Samhain is the ancestor of Halloween
It’s perhaps better to categorize Samhain as one inspiration for Halloween. The medieval Catholic church celebrated a number of feast days or holy days commemorating the death of saints who had no particular feast specifically dedicated to them. The dates varied with various “local” Catholic churches in the Middle ages, but the church eventually settled on November 1.
In 609 Pope Boniface IV designated November 1 as All Saints’ Day, or as Middle English has it, Alholowmesse. The Venerable Bede (d. 735) states that the celebration of All Saints Day occurs November 1 in England. The night before, October 31 was thus All-Hallows Eve, or Halloween. In A.D. 1000 the church made November 2 All Souls’ Day, a day to honor the souls of all the departed (particularly those in Purgatory), by praying for them. There are references to both days earlier, but these seem to be the dates of official approval and administrative standardization as feast days with their current places in the calendar.
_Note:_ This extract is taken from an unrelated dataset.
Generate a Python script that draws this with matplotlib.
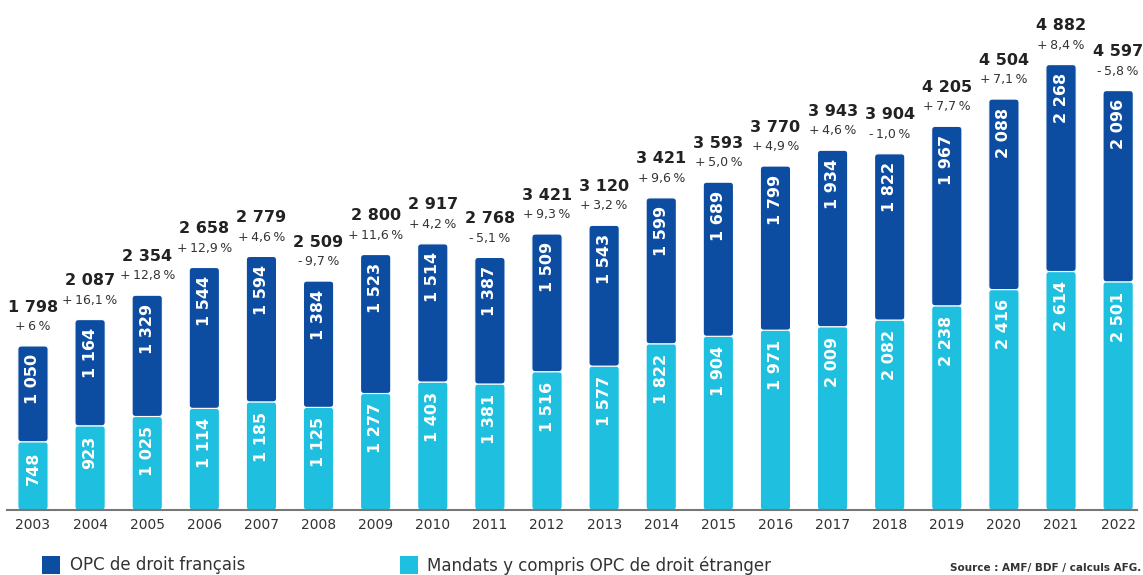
import numpy as np
import matplotlib
matplotlib.use("Agg")
import matplotlib.pyplot as plt
from matplotlib.patches import FancyBboxPatch, Rectangle

plt.rcParams['font.family'] = ['DejaVu Sans']

years = [str(y) for y in range(2003, 2023)]
mandats = [748, 923, 1025, 1114, 1185, 1125, 1277, 1403, 1381, 1516,
           1577, 1822, 1904, 1971, 2009, 2082, 2238, 2416, 2614, 2501]
opc_fr = [1050, 1164, 1329, 1544, 1594, 1384, 1523, 1514, 1387, 1509,
          1543, 1599, 1689, 1799, 1934, 1822, 1967, 2088, 2268, 2096]
# totals as printed in the source (2012 label kept as shown)
totals = ["1 798", "2 087", "2 354", "2 658", "2 779", "2 509", "2 800", "2 917",
          "2 768", "3 421", "3 120", "3 421", "3 593", "3 770", "3 943", "3 904",
          "4 205", "4 504", "4 882", "4 597"]
growth = ["+ 6 %", "+ 16,1 %", "+ 12,8 %", "+ 12,9 %", "+ 4,6 %", "- 9,7 %",
          "+ 11,6 %", "+ 4,2 %", "- 5,1 %", "+ 9,3 %", "+ 3,2 %", "+ 9,6 %",
          "+ 5,0 %", "+ 4,9 %", "+ 4,6 %", "- 1,0 %", "+ 7,7 %", "+ 7,1 %",
          "+ 8,4 %", "- 5,8 %"]

DARK = "#0C4DA2"
CYAN = "#1FBFE0"

def fmt(v):
    return f"{v:,}".replace(",", " ")

fig = plt.figure(figsize=(11.43, 5.75), dpi=100)
ax = fig.add_axes([7/1143, 65/575, 1130/1143, 510/575])
x = np.arange(len(years))
ax.set_xlim(-0.455, 19.33)
ax.set_ylim(0, 5590)

b1 = ax.bar(x, mandats, width=0.53, color=CYAN)
b2 = ax.bar(x, opc_fr, width=0.53, bottom=mandats, color=DARK)

# rounded corners: replace the rectangles with fancy boxes
fig.canvas.draw()
px_x = ax.transData.transform((1, 0))[0] - ax.transData.transform((0, 0))[0]
px_y = ax.transData.transform((0, 1))[1] - ax.transData.transform((0, 0))[1]
aspect = px_x / px_y
r = 3.5 / px_x
for bars in (b1, b2):
    for p in bars:
        p.set_visible(False)
        fb = FancyBboxPatch((p.get_x(), p.get_y()), p.get_width(), p.get_height(),
                            boxstyle=f"round,pad=0,rounding_size={r}",
                            mutation_aspect=aspect,
                            facecolor=p.get_facecolor(), edgecolor="white",
                            linewidth=0.8)
        ax.add_patch(fb)

# labels inside the bars, hung from the top of each segment
for i in range(len(years)):
    ax.annotate(fmt(mandats[i]), (x[i], mandats[i]), xytext=(0, -7),
                textcoords="offset points", rotation=90, color="white",
                ha="center", va="top", fontsize=11.5, fontweight="bold")
    top = mandats[i] + opc_fr[i]
    ax.annotate(fmt(opc_fr[i]), (x[i], top), xytext=(0, -6),
                textcoords="offset points", rotation=90, color="white",
                ha="center", va="top", fontsize=11.5, fontweight="bold")
    ax.annotate(growth[i].replace(" ", "\u2009"), (x[i], top), xytext=(0, 14),
                textcoords="offset points",
                ha="center", va="center", fontsize=9, color="#333333")
    ax.annotate(totals[i], (x[i], top), xytext=(0, 28), textcoords="offset points",
                ha="center", va="center", fontsize=11.5, fontweight="bold",
                color="#222222")

for s in ["top", "right", "left"]:
    ax.spines[s].set_visible(False)
ax.spines["bottom"].set_color("#777777")
ax.spines["bottom"].set_linewidth(1.5)
ax.set_yticks([])
ax.set_xticks(x)
ax.set_xticklabels(years, fontsize=10, color="#333333")
ax.tick_params(axis="x", length=0, pad=6)

# legend
fig.patches.append(Rectangle((42/1143, 1 - 574/575), 18/1143, 18/575,
                             transform=fig.transFigure, facecolor=DARK, edgecolor="none"))
fig.text(70/1143, 1 - 565/575, "OPC de droit français", fontsize=12,
         color="#333333", va="center")
fig.patches.append(Rectangle((400/1143, 1 - 574/575), 18/1143, 18/575,
                             transform=fig.transFigure, facecolor=CYAN, edgecolor="none"))
fig.text(427/1143, 1 - 566/575, "Mandats y compris OPC de droit étranger", fontsize=12,
         color="#333333", va="center")
fig.text(1141/1143, 1 - 568/575, "Source : AMF/ BDF / calculs AFG.", fontsize=7.5,
         fontweight="bold", color="#333333", ha="right", va="center")

fig.savefig("out.png", dpi=100)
Certainly the associations of harvest and the dying of the year underlie the church’s decision to have an official day of the dead for commemorative purposes, and it’s not unlikely that the church made a conscious decision to assign the feast officially to a day that already had local associations with commemorating the dead, which Samain assuredly has.
I am posting this now, because this morning’s email contained this year’s first Samain related link to a Chick tract; it’s going to be a long couple of weeks. Instead of reading Chick tracts, read this; Echtrae Nerai; The Adventures of Nera. It’s a medieval Irish tale set on Samain, it’s odd, and spooky and features a talking corpse and a visit to the Otherworld because “the fairy-mounds of Erinn are always opened about Halloween.”